Johan
- Fecha: 06 / Mayo / 2022
Antes de que la pandemia se lo llevara todo por delante, tuve una escuela. El sueño secreto de todo maestro. La mía tenía seis estudiantes. A veces eran ocho. Y en algunas ocasiones llegábamos a 10. Casi todos estaban escolarizados en Aguazul (Casanare). En el comedor de la casa donde vivía improvisábamos el salón, que servía la primera parte de la clase de eso, de comedor. Una vez consumida la merienda, empezábamos a conversar, a explorar los saberes y a hacer algunas operaciones. Se trataba de fortalecer sus conocimientos en inglés, español y matemáticas. Como tenían distintas edades y, por lo tanto, distintas ideas de las cosas, lo sensato era crear estrategias comunitarias de aprendizaje.
Y así fue. El menor de todos, Johan, un niño de seis años, llegó de último a la mesa servida de la escuela. Al principio no miraba a nadie. Cuando levantaba los ojos del piso, apenas unos pocos segundos nos permitían verlo y que nos viera. Devoraba la merienda al instante y siempre pedía más. Poco a poco fue encontrando su propio acomodo y, como todos esperábamos a que terminara con sus propios deberes, no se sentía ni presionado ni invisible. Empezaron a ocurrir pequeños milagros esperados y construidos. Johan pedía ayuda y hacía bromas. Síntomas contundentes de que las cosas iban por buen camino. Eso sí, seguía repitiendo merienda.
En lenguaje, cuando empezamos a repasar a través de cuentos, refranes y canciones las personas gramaticales, las formas del verbo y sus tiempos, Johan se demoró un poco más que de costumbre con aquello de las personas gramaticales. Siempre dudé en insistir en que las diferenciara. Lo cierto es que entre todos, cada uno con ejemplos diferentes, le trataban de explicar que hay un yo, un tú y un él o ella. Y que luego hay un nosotros, un ustedes y un ellos. Entendía bien el plural y el singular, pero no lograba entender (al menos eso creíamos todos) a las personas que hablaban y menos que fueran seis.
Con el paso de los meses, los saberes fueron habitando en cada uno de mis jóvenes discípulos y para mi dicha, a pesar de las diferencias de edad, biología y mente (o justamente por ellas), éramos un grupo lleno de lenguajes comunes, gestos cifrados y afectos esparcidos. Mejor dicho, una pequeña hermandad. Y, claro, como no existía la presión de la nota ni de ganarle a nadie porque todos eran importantes, una alegre serenidad campeaba en los espíritus. Teníamos tiempo a manos llenas. Eso es lo que realmente debería tener una escuela.
Con el final del año, habíamos acordado que le preguntaría a cada uno lo que más quisiera y que podía escoger entre las tres materias la que más le gustara.

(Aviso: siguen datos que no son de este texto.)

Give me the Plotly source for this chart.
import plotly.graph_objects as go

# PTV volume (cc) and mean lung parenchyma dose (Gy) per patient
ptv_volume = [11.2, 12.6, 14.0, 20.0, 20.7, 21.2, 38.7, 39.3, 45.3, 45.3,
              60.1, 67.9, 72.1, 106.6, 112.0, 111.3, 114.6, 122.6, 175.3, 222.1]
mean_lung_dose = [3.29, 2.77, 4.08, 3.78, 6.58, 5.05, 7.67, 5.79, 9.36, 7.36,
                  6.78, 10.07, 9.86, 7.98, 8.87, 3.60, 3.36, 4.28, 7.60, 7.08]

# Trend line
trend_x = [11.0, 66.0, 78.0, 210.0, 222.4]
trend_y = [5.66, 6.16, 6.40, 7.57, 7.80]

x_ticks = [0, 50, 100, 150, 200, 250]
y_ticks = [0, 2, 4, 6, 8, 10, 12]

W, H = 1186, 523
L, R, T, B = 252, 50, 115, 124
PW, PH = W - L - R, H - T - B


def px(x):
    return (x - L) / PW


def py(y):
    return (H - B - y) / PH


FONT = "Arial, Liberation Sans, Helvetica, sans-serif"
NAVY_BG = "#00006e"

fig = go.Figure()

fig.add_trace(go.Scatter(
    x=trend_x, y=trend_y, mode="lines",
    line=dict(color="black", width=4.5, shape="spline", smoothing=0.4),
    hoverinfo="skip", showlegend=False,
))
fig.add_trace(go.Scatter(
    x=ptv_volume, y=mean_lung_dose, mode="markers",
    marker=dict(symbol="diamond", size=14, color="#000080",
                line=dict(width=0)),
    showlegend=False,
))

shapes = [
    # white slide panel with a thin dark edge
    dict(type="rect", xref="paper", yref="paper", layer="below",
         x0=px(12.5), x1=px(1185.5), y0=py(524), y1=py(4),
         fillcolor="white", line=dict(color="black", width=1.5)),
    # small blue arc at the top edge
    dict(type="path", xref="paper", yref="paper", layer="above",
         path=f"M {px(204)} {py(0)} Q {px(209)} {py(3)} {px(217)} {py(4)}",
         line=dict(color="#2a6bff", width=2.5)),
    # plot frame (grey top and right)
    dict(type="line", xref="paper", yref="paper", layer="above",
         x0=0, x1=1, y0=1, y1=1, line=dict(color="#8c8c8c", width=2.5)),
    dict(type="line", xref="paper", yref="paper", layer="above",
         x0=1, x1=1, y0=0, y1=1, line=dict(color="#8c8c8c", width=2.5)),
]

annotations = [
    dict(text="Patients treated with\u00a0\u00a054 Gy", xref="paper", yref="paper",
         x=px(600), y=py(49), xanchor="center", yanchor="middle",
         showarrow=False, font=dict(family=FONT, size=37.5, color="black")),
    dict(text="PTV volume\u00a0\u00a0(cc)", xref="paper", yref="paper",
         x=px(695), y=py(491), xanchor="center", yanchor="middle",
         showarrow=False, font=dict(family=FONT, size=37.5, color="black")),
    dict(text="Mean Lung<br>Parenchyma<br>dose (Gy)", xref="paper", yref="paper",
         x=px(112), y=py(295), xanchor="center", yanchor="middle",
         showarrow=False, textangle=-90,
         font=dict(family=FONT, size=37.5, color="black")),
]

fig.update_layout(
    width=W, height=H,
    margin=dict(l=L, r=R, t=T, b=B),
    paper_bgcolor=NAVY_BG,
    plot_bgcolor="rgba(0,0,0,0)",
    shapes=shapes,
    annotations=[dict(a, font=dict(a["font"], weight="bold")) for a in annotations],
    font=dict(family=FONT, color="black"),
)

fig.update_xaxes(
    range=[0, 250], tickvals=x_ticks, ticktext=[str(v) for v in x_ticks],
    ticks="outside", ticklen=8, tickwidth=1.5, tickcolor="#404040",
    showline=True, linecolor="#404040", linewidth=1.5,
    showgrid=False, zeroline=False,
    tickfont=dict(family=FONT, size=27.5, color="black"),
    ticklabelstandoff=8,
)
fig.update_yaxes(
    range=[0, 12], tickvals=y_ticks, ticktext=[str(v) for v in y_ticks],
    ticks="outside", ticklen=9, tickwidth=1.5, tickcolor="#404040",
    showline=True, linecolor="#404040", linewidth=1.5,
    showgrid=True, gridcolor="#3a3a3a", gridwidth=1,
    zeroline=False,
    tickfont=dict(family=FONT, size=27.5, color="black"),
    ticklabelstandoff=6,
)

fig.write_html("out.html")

Para sorpresa de todos, Johan dijo que él había estudiado las personas gramaticales. Y que en inglés también. Qué bien, le dije. Entonces le pedí que me dijera cuál era la primera persona del singular. Nosotros, me dijo. Todos nos miramos desconcertados y uno de los mayores le volvió a preguntar lleno de amor por su compañero. Johan, sin dudarlo, volvió a responder lo mismo: nosotros. Al tercer intento de otro de sus compañeros, Johan sin dejarlo terminar le volvió a contestar igual.

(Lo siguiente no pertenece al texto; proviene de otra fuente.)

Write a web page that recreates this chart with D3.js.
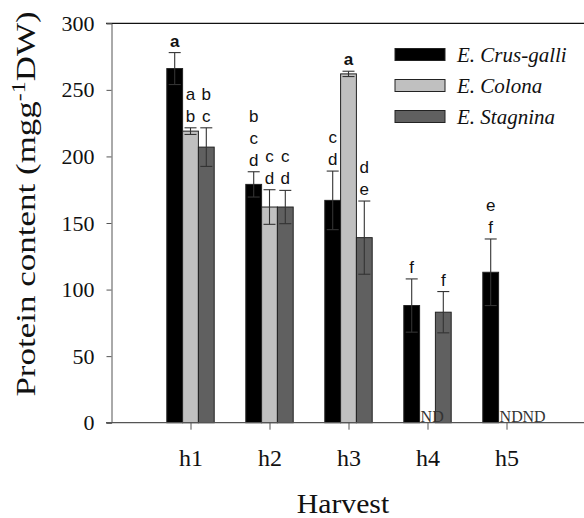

Un momento después comprendí y comprendimos que Johan tenía toda la razón. Porque él, después de un año juntos de compartir la mesa de la escuela, nunca se había sentido perteneciendo a algo, nunca se había sentido acogido y abrigado y valorado como con nosotros. Su escuela no lo esperaba. Su maestra no le tenía la paciencia que él necesitaba. Sus compañeros, más de 40, apenas lo reconocían. Faltarán algunos años para que Johan pueda explicar con sus propias palabras lo que hizo con una sola. Lo increíble es que nadie, gracias a Johan, podría poner en duda que la primera persona del singular somos nosotros. Se quedaría solo si lo hiciera.